The example below illustrates how to validate the staging area before committing. To simulate a validation failure, we intentionally stage the same example dataframe twice, resulting in duplicate records.
dataset.stage_df("example-1", example_df, parser="Wide-Format")
dataset.stage_df("example-2", example_df, parser="Wide-Format")

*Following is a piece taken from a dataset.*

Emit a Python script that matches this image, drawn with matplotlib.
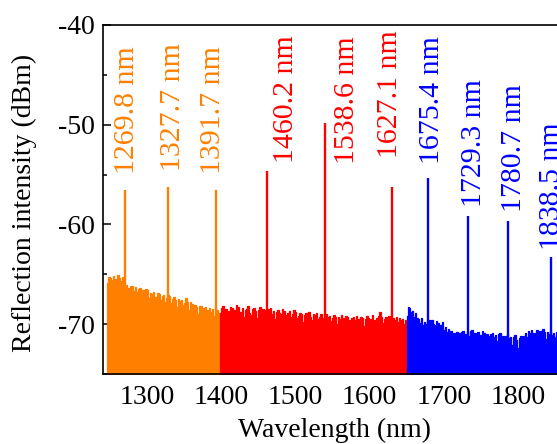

dataset.get_staging_results()
{'example-2': UploadStagingResult(name='example-2', timestamp=datetime.datetime(2025, 7, 22, 0, 54, 47, 151083, tzinfo=TzInfo(UTC)), success=True, results=[UploadParserResult(parser='Wide-Format', success=True, messages=[])]),
'example-1': UploadStagingResult(name='example-1', timestamp=datetime.datetime(2025, 7, 22, 0, 54, 47, 135495, tzinfo=TzInfo(UTC)), success=True, results=[UploadParserResult(parser='Wide-Format', success=True, messages=[])])}
The validation check below will produce non-empty dataframes if any validation errors occurred. In this case, it produces the duplicated records together with a _name
column which indicates the names of the staged dataframes that introduced the duplication.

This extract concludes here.